=== STATED TASK ===
Produce an exact copy of the lines below that run from the line containing "Clone this chart in Chart.js." to the line containing "const yTitle = 'RADIOMETRIC EAR INDEX';", inclusive; any picture is omitted.

=== DATASET RECORDS ===
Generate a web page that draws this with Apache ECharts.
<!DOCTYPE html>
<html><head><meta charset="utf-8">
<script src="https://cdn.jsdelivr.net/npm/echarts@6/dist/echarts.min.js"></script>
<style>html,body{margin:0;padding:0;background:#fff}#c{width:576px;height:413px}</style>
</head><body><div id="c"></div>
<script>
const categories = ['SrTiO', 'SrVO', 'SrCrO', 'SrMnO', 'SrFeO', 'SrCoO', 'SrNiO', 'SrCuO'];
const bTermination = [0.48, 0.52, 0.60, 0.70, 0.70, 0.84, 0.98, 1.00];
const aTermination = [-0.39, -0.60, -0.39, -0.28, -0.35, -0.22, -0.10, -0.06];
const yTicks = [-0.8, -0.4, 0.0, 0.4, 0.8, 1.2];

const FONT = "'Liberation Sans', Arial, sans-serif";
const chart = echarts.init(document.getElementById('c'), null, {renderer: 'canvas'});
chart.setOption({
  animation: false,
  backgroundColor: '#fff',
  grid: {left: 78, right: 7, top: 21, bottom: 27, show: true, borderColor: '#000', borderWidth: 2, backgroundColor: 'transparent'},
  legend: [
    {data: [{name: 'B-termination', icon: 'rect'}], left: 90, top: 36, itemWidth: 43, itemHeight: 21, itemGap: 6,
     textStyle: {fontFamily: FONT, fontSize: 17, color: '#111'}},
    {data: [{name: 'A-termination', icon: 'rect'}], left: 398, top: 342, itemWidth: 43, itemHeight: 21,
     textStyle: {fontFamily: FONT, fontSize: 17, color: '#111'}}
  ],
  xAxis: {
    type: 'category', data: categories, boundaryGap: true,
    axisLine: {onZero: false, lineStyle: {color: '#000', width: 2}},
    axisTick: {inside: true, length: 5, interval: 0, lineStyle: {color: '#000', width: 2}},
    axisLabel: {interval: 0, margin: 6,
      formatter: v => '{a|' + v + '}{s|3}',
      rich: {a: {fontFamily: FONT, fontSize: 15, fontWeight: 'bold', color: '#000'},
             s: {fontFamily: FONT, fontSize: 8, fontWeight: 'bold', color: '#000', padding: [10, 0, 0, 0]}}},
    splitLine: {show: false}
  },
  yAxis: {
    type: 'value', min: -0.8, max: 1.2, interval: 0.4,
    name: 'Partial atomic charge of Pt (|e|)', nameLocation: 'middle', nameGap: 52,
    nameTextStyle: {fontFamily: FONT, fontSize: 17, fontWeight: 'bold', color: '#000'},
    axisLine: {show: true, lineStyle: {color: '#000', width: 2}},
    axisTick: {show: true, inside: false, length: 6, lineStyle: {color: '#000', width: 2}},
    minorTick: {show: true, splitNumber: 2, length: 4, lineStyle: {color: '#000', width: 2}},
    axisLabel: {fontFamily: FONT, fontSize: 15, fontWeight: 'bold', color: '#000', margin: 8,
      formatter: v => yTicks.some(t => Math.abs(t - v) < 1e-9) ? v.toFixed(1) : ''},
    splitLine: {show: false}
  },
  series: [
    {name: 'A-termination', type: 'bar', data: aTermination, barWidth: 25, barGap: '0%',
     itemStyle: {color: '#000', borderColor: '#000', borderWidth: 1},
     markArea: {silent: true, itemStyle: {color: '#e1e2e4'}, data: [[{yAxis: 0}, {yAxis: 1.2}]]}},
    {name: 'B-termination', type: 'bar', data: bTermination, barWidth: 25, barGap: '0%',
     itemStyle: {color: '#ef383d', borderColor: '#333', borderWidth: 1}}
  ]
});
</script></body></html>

...

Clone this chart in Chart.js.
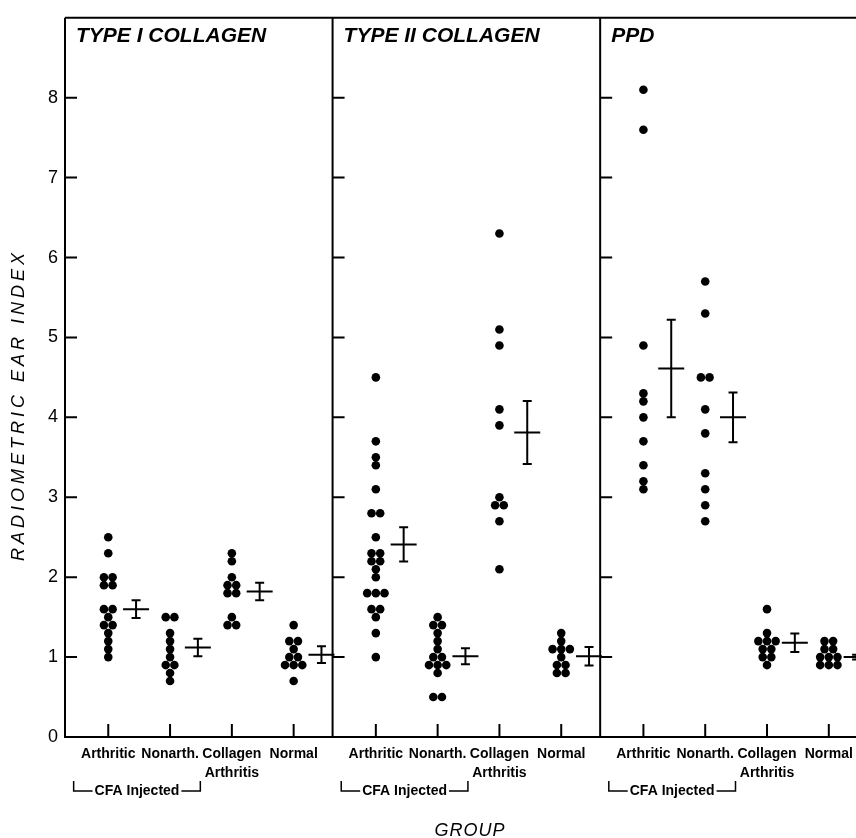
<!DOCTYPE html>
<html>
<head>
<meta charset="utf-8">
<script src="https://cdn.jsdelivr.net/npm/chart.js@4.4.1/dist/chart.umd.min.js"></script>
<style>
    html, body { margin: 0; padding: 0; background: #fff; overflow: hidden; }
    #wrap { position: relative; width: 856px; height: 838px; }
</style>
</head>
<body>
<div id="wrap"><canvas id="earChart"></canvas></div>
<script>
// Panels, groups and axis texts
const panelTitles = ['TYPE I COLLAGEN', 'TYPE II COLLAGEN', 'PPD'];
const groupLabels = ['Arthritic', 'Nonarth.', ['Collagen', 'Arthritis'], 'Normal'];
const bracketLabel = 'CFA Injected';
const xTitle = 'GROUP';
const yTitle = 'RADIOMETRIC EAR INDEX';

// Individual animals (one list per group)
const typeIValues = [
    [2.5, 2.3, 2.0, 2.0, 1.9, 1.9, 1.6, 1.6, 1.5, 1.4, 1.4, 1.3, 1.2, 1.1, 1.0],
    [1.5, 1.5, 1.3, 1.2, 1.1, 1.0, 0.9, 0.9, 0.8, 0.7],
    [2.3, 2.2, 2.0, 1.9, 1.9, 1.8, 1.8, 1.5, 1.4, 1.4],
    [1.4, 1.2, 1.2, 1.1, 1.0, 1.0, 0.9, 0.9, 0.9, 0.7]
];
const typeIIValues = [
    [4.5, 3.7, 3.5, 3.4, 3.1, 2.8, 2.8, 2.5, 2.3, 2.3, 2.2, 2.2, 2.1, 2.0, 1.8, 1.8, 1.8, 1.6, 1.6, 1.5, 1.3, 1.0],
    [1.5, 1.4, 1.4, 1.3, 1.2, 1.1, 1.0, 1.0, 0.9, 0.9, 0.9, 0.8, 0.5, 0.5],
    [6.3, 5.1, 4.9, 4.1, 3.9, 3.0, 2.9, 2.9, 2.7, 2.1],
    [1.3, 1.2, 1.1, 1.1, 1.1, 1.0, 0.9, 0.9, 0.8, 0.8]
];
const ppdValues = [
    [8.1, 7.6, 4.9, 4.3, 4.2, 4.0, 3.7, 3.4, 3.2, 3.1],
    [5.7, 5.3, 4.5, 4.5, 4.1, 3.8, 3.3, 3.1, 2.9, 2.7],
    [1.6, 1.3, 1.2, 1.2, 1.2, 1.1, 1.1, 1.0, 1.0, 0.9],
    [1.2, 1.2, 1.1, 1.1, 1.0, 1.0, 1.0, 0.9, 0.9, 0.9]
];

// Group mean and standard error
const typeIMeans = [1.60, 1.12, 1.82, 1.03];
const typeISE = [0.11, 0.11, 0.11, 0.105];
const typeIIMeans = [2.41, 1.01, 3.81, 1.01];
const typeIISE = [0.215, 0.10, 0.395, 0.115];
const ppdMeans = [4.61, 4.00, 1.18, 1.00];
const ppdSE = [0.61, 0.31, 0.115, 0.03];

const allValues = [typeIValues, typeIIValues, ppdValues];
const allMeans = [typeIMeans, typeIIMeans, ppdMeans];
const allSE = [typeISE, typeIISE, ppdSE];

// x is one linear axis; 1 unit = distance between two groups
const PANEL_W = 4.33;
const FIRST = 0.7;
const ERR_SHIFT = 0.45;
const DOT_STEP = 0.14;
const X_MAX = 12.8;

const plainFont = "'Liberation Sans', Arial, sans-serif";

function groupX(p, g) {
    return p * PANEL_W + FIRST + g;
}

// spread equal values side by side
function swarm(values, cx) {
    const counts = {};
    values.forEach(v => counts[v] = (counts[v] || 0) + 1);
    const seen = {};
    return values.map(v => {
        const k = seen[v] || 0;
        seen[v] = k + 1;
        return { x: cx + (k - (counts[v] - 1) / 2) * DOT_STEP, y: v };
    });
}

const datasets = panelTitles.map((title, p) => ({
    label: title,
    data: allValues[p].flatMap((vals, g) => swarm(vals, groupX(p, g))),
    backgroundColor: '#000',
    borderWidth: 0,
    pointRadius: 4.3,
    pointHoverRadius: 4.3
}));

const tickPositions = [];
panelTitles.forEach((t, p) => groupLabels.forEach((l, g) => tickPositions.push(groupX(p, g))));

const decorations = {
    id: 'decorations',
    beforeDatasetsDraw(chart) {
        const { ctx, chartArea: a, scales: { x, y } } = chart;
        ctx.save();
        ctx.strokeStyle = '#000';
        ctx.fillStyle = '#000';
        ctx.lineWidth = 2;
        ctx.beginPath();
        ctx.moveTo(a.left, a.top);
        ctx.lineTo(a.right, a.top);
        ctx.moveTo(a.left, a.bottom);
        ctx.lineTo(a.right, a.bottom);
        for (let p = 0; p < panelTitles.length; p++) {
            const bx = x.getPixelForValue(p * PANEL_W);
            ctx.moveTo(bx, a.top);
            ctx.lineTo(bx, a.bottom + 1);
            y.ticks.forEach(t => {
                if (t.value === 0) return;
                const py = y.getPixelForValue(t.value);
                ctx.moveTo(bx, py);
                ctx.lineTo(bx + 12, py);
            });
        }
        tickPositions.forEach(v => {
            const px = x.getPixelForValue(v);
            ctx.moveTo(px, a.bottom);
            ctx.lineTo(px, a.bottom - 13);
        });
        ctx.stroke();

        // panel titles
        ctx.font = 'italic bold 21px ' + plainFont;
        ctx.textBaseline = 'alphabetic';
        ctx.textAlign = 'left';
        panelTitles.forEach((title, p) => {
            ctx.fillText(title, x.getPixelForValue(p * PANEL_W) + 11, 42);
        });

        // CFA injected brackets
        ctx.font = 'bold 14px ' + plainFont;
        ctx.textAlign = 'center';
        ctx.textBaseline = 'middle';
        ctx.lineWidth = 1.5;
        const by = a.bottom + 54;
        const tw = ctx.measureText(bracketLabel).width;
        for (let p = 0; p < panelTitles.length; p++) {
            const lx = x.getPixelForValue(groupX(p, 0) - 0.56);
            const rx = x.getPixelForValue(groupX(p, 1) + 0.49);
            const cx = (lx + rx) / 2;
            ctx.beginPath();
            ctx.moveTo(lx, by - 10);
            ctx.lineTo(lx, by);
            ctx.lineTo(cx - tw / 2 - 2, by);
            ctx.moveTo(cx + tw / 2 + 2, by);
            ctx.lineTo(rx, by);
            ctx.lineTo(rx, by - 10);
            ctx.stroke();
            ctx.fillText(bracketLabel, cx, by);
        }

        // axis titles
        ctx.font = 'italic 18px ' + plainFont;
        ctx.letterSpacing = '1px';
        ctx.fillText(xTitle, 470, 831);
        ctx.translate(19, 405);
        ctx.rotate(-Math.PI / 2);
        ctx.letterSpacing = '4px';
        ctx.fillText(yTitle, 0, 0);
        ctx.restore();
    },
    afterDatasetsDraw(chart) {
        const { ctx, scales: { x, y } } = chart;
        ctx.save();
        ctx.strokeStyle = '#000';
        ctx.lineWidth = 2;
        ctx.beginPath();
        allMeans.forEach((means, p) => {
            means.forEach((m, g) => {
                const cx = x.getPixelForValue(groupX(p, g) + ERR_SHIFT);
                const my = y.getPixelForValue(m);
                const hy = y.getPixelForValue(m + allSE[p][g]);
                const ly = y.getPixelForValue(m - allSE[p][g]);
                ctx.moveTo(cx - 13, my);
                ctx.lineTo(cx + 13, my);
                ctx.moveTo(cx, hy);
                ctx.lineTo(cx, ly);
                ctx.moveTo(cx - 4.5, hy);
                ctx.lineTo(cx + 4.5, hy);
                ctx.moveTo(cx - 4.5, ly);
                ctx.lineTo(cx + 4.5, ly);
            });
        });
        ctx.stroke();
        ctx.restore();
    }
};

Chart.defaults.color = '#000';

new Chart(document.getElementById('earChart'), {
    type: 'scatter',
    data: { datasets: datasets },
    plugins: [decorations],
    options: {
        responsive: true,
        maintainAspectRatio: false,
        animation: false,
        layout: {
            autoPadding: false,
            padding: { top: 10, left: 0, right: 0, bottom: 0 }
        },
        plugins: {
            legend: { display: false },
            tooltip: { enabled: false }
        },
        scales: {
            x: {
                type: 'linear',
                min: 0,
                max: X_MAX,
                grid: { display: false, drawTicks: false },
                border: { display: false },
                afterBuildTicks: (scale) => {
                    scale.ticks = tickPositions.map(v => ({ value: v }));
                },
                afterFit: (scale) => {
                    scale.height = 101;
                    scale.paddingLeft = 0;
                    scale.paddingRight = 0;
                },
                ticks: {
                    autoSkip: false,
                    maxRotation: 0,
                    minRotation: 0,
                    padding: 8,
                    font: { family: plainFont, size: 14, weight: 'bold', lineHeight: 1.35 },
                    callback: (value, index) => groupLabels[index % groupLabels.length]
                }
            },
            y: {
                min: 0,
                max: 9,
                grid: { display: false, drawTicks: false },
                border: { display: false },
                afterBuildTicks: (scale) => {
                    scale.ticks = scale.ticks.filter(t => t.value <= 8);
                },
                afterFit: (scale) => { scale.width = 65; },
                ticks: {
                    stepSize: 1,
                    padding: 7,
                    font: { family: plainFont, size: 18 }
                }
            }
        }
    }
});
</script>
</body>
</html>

=== COMPLETED EXERCISE ===
Clone this chart in Chart.js.
<!DOCTYPE html>
<html>
<head>
<meta charset="utf-8">
<script src="https://cdn.jsdelivr.net/npm/chart.js@4.4.1/dist/chart.umd.min.js"></script>
<style>
    html, body { margin: 0; padding: 0; background: #fff; overflow: hidden; }
    #wrap { position: relative; width: 856px; height: 838px; }
</style>
</head>
<body>
<div id="wrap"><canvas id="earChart"></canvas></div>
<script>
// Panels, groups and axis texts
const panelTitles = ['TYPE I COLLAGEN', 'TYPE II COLLAGEN', 'PPD'];
const groupLabels = ['Arthritic', 'Nonarth.', ['Collagen', 'Arthritis'], 'Normal'];
const bracketLabel = 'CFA Injected';
const xTitle = 'GROUP';
const yTitle = 'RADIOMETRIC EAR INDEX';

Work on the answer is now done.